Regardless of the decision, states are divided on whether immigration reform would hurt or help them in economic terms. A new study from the National Research Center in regards to Hispanic Children & Families suggests that one in four children who are Hispanic have at least one parent who is an undocumented immigrant, though even if the new deferred action gets the go-ahead only parents with no criminal convictions and who have been in the United States since 2010 will be eligible.
If the Supreme Court strikes down the policy, however, then many parents of children who have citizenship could potentially be deported, causing concern about the possible impact on families, which was one of the arguments used by in court by Donald Verrilli, the US Solicitor General.

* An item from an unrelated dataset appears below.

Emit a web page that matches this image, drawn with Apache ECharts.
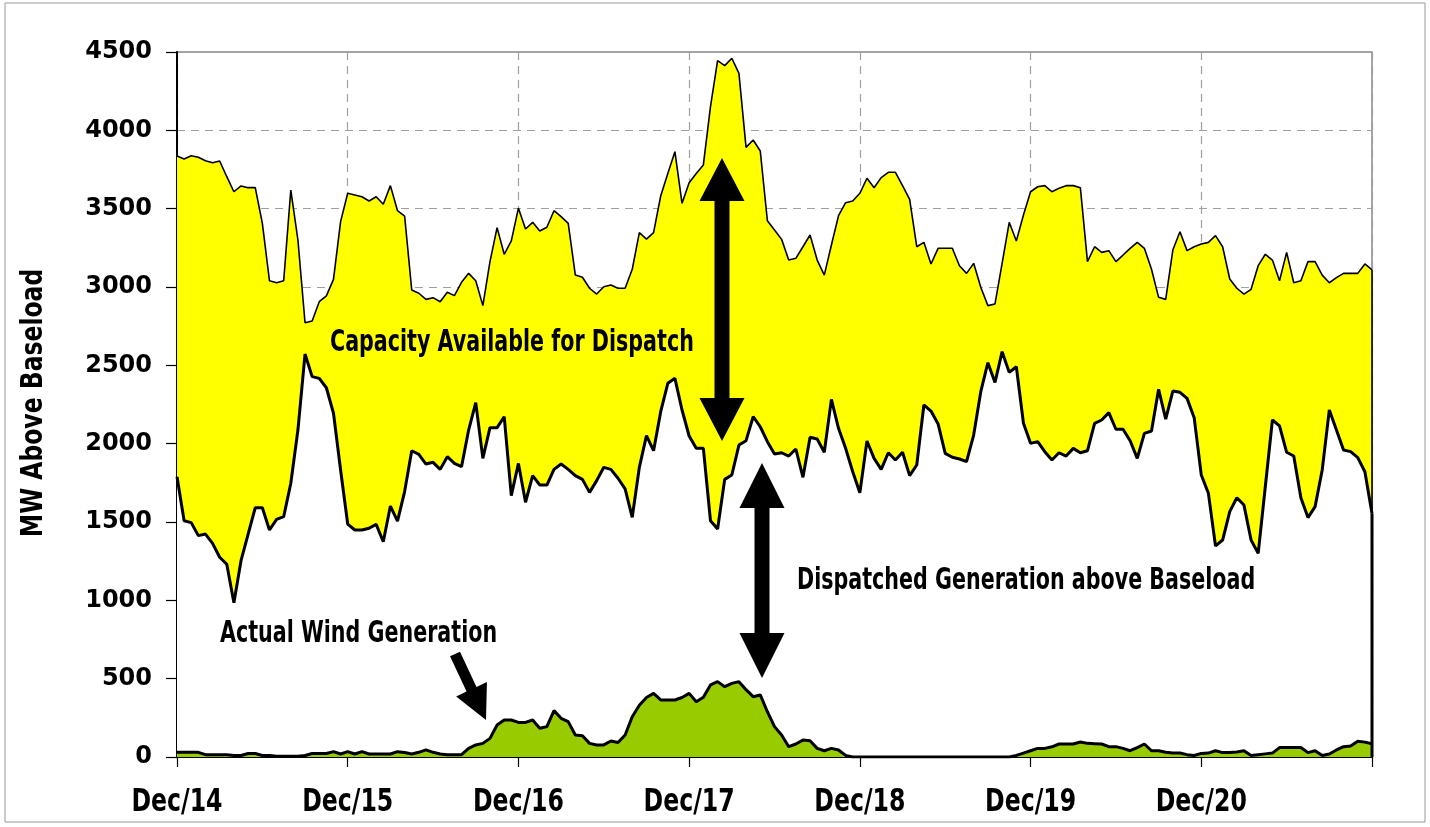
<!DOCTYPE html>
<html><head><meta charset="utf-8">
<script src="https://cdn.jsdelivr.net/npm/echarts@6/dist/echarts.min.js"></script>
<style>html,body{margin:0;padding:0;background:#fff}#chart{width:1430px;height:827px}</style>
</head><body>
<div id="chart"></div>
<script>
// hourly values, Dec/14 00:00 .. Dec/21 00:00 (169 points)
var dayLabels = ['Dec/14', 'Dec/15', 'Dec/16', 'Dec/17', 'Dec/18', 'Dec/19', 'Dec/20'];

// capacity available (top of the yellow band)
var upper = [
  3836,3817,3838,3828,3806,3793,3804,3704,3608,3645,3634,3634,3406,3040,3027,3040,3619,3300,2772,2783,2906,2943,3049,3417,
  3598,3587,3576,3549,3576,3528,3647,3487,3453,2981,2960,2921,2932,2906,2966,2945,3030,3087,3040,2881,3162,3379,3209,3294,
  3503,3370,3413,3357,3381,3487,3449,3406,3076,3062,2992,2955,3002,3013,2992,2992,3113,3347,3306,3347,3581,3725,3864,3534,
  3666,3725,3779,4151,4445,4413,4460,4364,3891,3938,3868,3423,3364,3304,3172,3183,3257,3332,3172,3076,3268,3455,3538,3549,
  3598,3694,3634,3698,3732,3732,3647,3560,3257,3285,3147,3247,3247,3247,3136,3087,3151,2998,2881,2892,3151,3413,3294,3460,
  3608,3640,3647,3608,3630,3647,3647,3634,3162,3257,3221,3232,3162,3204,3247,3285,3247,3113,2934,2921,3236,3353,3232,3257,
  3274,3285,3328,3257,3051,2992,2955,2985,3136,3209,3172,3040,3221,3027,3040,3162,3162,3076,3027,3060,3087,3087,3087,3147,3109
];

// dispatched generation above baseload
var dispatched = [
  1789,1508,1496,1413,1423,1364,1275,1230,985,1253,1423,1591,1591,1449,1517,1534,1747,2087,2572,2428,2417,2357,2194,1832,
  1487,1449,1449,1460,1485,1374,1602,1506,1694,1955,1932,1870,1881,1836,1917,1874,1853,2087,2262,1906,2102,2102,2172,1668,
  1874,1626,1796,1736,1736,1836,1870,1836,1796,1772,1689,1764,1849,1836,1779,1711,1530,1849,2051,1955,2204,2385,2417,2215,
  2049,1970,1970,1508,1455,1772,1800,1991,2019,2172,2108,2013,1934,1942,1921,1966,1785,2041,2030,1945,2283,2098,1970,1821,
  1687,2017,1906,1836,1942,1896,1945,1796,1864,2247,2208,2126,1938,1913,1902,1885,2055,2332,2517,2391,2587,2455,2491,2130,
  2002,2013,1949,1896,1942,1921,1970,1942,1955,2130,2151,2198,2092,2092,2019,1906,2066,2081,2347,2157,2336,2328,2289,2166,
  1800,1683,1347,1385,1566,1655,1608,1385,1300,1725,2151,2113,1945,1921,1655,1528,1598,1832,2215,2087,1960,1949,1911,1821,1555
];

// actual wind generation
var wind = [
  30,30,30,30,15,15,15,15,10,10,22,22,10,10,5,5,5,5,10,22,22,22,34,19,
  34,19,34,19,19,19,19,34,29,19,30,45,30,19,15,15,15,55,77,87,119,204,236,236,
  221,221,236,183,194,296,247,226,140,136,87,77,77,102,92,140,257,330,380,406,364,364,364,380,
  406,353,381,460,481,449,470,481,430,385,396,289,194,140,66,83,108,104,55,40,55,45,10,0,
  0,0,0,0,0,0,0,0,0,0,0,0,0,0,0,0,0,0,0,0,0,0,10,25,
  40,55,55,65,83,83,83,96,87,85,83,66,66,55,40,60,83,40,40,30,25,25,15,10,
  23,25,40,28,28,32,40,10,15,20,25,60,60,60,60,28,40,10,19,45,66,70,100,95,85
];

var narrow = "'Liberation Sans Narrow','Arial Narrow','DejaVu Sans Condensed',sans-serif";
var last = upper.length - 1;

function pairs(arr) { return arr.map(function (v, i) { return [i, v]; }); }

// arrow outline, tip at (x2,y2); both = head on both ends
function arrow(x1, y1, x2, y2, sw, hl, hw, both) {
  var dx = x2 - x1, dy = y2 - y1, L = Math.hypot(dx, dy);
  var ux = dx / L, uy = dy / L, px = -uy, py = ux;
  function P(a, b) { return [x1 + ux * a + px * b, y1 + uy * a + py * b]; }
  var pts = [];
  if (both) pts.push(P(0, 0), P(hl, hw / 2), P(hl, sw / 2)); else pts.push(P(0, sw / 2));
  pts.push(P(L - hl, sw / 2), P(L - hl, hw / 2), P(L, 0), P(L - hl, -hw / 2), P(L - hl, -sw / 2));
  if (both) pts.push(P(hl, -sw / 2), P(hl, -hw / 2)); else pts.push(P(0, -sw / 2));
  return { type: 'polygon', shape: { points: pts }, style: { fill: '#000' }, z: 100 };
}

// condensed bold text (squeezed horizontally, the narrow face is not installed)
function label(text, x, y, size, sx, align) {
  return { type: 'text', x: x, y: y, z: 100, scaleX: sx,
    style: { text: text, font: 'bold ' + size + 'px ' + narrow, fill: '#000', align: align || 'left', verticalAlign: 'middle' } };
}

var chart = echarts.init(document.getElementById('chart'));
chart.setOption({
  animation: false,
  backgroundColor: '#fff',
  grid: { left: 177, right: 58, top: 52, bottom: 70, show: true, borderColor: '#888', borderWidth: 1.5 },
  xAxis: {
    type: 'value', min: 0, max: last, interval: 24,
    axisLine: { onZero: false, lineStyle: { color: '#000', width: 2 } },
    axisTick: { show: true, length: 10, lineStyle: { color: '#000', width: 1.2 } },
    axisLabel: { show: false },
    splitLine: { show: true, lineStyle: { color: '#a0a0a0', width: 1.2, type: [8, 6] } }
  },
  yAxis: {
    type: 'value', min: 0, max: 4500, interval: 500,
    axisLine: { show: true, lineStyle: { color: '#000', width: 2 } },
    axisTick: { show: true, length: 11, lineStyle: { color: '#000', width: 1.2 } },
    axisLabel: { margin: 25, color: '#000', fontFamily: "'DejaVu Sans',sans-serif", fontWeight: 'bold', fontSize: 24,
      formatter: function (v) { return String(v); } },
    splitLine: { show: true, lineStyle: { color: '#a0a0a0', width: 1.2, type: [8, 6] } }
  },
  series: [
    { name: 'Capacity Available for Dispatch', type: 'line', data: pairs(upper), symbol: 'none', z: 2,
      lineStyle: { color: '#000', width: 1.6 }, areaStyle: { color: '#ffff00', opacity: 1, origin: 'start' } },
    { name: 'Dispatched Generation above Baseload', type: 'line', data: pairs(dispatched), symbol: 'none', z: 3,
      lineStyle: { color: '#000', width: 3 }, areaStyle: { color: '#fff', opacity: 1, origin: 'start' } },
    { name: 'Actual Wind Generation', type: 'line', data: pairs(wind), symbol: 'none', z: 4,
      lineStyle: { color: '#000', width: 3 }, areaStyle: { color: '#99cc00', opacity: 1, origin: 'start' } },
    // right-hand edges of the filled areas
    { type: 'line', data: [[last, dispatched[last]], [last, upper[last]]], symbol: 'none', z: 5,
      lineStyle: { color: '#000', width: 1.6 } },
    { type: 'line', data: [[last, 0], [last, dispatched[last]]], symbol: 'none', z: 5,
      lineStyle: { color: '#000', width: 3 } }
  ]
});

var graphics = [
  { type: 'rect', shape: { x: 5, y: 3, width: 1420, height: 819 }, style: { fill: 'none', stroke: '#999', lineWidth: 1 }, z: 0, silent: true },
  { type: 'text', x: 34, y: 403, rotation: Math.PI / 2, scaleX: 0.87, z: 100,
    style: { text: 'MW Above Baseload', font: 'bold 30px ' + narrow, fill: '#000', align: 'center', verticalAlign: 'middle' } },
  label('Capacity Available for Dispatch', 330, 343, 30, 0.765),
  label('Dispatched Generation above Baseload', 797, 581, 30, 0.765),
  label('Actual Wind Generation', 220, 634, 30, 0.765),
  arrow(722, 158, 722, 441, 15, 43, 45, true),
  arrow(762, 463, 762, 678, 15, 45, 45, true),
  arrow(455, 654, 486, 720, 11, 34, 34, false)
];
// day labels under the x axis, placed through the axis scale
dayLabels.forEach(function (d, i) {
  var p = chart.convertToPixel({ gridIndex: 0 }, [i * 24, 0]);
  graphics.push(label(d, p[0], p[1] + 46, 32, 0.82, 'center'));
});
chart.setOption({ graphic: graphics });
</script>
</body></html>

Texas, on the other hand, believes that the state will have to find millions of dollars in order to give driver’s licenses to undocumented immigrants, in addition to the extra financial burden on health care, law enforcement, unemployment benefits and education. Lawyers for other states such as Washington refute this argument, claiming that DAPA would actually benefit the states financially, allowing parents to bring in more revenue and thus pay more taxes.